If aliens came to earth from outer space in search of intelligent life, Congress is the last place they would look for it. The Republican-led 112th Congress — in a good week, in session no more than two and a half days — let the Standard & Poor’s credit rating of the United States decline for the first time since 1917, failed to pass a farm bill, and refused to do anything about assault weapons, global warming or other important issues, as well as voting to repeal Obamacare 33 times.
But, fasten your seat belts. All signs indicate that Congress is about to do even worse: allow the dreaded sequester to kick in on Friday, March 1. That will mean $1.2 trillion in budget cuts over the next 10 years, $85 billion in cuts over the rest of this fiscal year. Cuts will be equally divided between domestic and military spending. And the worst part is those cuts won’t be based on which programs work and which do not. They’ll be across-the-board cuts to both good and bad programs, a meat-axe approach which budget guru Erskine Bowles described this week as “stupid, stupid, stupid.” As Bowles noted, “There’s no business in the country that makes their cuts across-the-board.”
According to the nonpartisan Congressional Budget Office, the results will be cataclysmic. Every domestic program except congressional salaries will face deep cuts, including: Medicare, Social Security, Head Start, Pell Grants, customs, border patrol, TSA, and nutritional programs for infants and women. The CBO predicts a l.3 percent contraction of the economy during the six months after the sequester takes effect, which will catapult us back into recession.
Outgoing Defense Secretary Leon Panetta warns that equally devastating cuts are already creating a decline in military readiness in the Pentagon: ships and planes not deployed; operations and maintenance delayed; and, even after Benghazi, cuts in funding for increased security at foreign embassies. This week, the Defense Department informed Congress of its plans to furlough 800,000 civilian employees, requiring them to take one day a week off without pay — which amounts to them losing 20 percent of their pay through the end of the fiscal year in September.

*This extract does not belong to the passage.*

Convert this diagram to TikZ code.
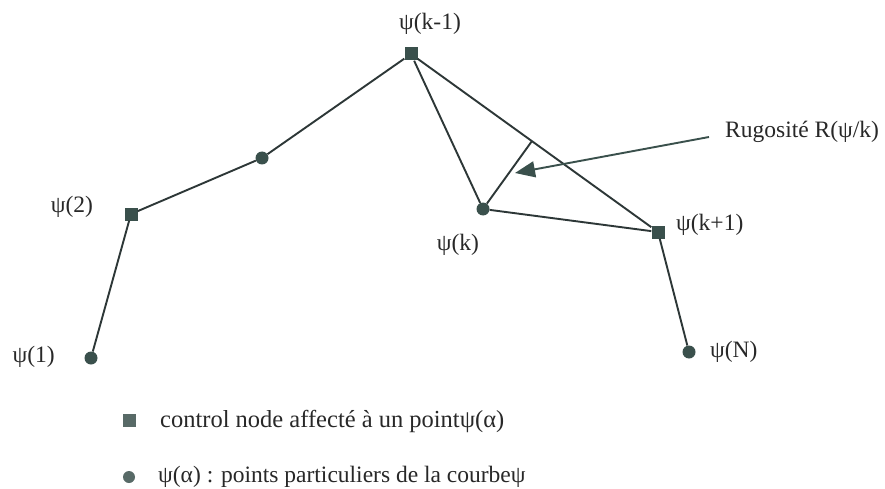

Nobody except the most-extreme tea partiers wants that to happen. President Obama doesn’t want it. John Boehner doesn’t want it. In fact, Boehner describes the sequester as a policy “that threatens U.S. national security, thousands of jobs and more.” Here’s the difference. President Obama has put forth a balanced plan of additional spending cuts and tax reform to avoid the sequester. Boehner and fellow Republicans are determined to let the sequester happen. Why? As conservative columnist Byron York asks in the Washington Examiner: “Why would Republicans support a measure that threatens national security and thousands of jobs?”
Indeed, for Republicans to allow the sequester is not only bad public policy, it’s pure political lunacy. But here’s what’s even more idiotic: They think they can get away with it, and escape voter wrath, by blaming the sequester on President Obama. That’s why Boehner calls it “the president’s sequester.” Who’s he kidding?
The sequestration process was established under the Balanced Budget and Emergency Deficit Control Act of 1985, under President Reagan. The same idea — budget cuts so ugly nobody would dare to let them kick in — was advanced in a 2011 meeting between White House and congressional staffers over how to force Congress to take serious action on deficit reduction. But it was then approved by Congress, with 174 House Republicans voting for it, including John Boehner, Eric Cantor, and Paul Ryan. And when it was over, Boehner bragged that he got 98 percent of what he wanted. Republicans can’t disown the sequester now. They own it.
Besides, a Bloomberg National poll found that President Obama’s approval rating stands at an all-time high, 55 percent, his highest rating in three years. While in a recent poll, Public Policy Polling found that Congress’ rating had sunk to an all-time low, 9 percent — lower than cockroaches or colonoscopies. Do Republicans really think they can escape blame for a self-inflicted recession? The American people aren’t that stupid.
Here’s what’s most maddening about the sequester: It doesn’t have to happen. It could easily be avoided if Republicans would just compromise on new revenue. As President Obama asked of Republicans this week, “Are they willing to compromise to protect vital investments in education and health care and national security and all the jobs that depend on them? Or would they rather put hundreds of thousands of jobs and our entire economy at risk just to protect a few special interest tax loopholes that benefit only the wealthiest Americans and biggest corporations?”
Unfortunately, it looks like we already know the answer to that question.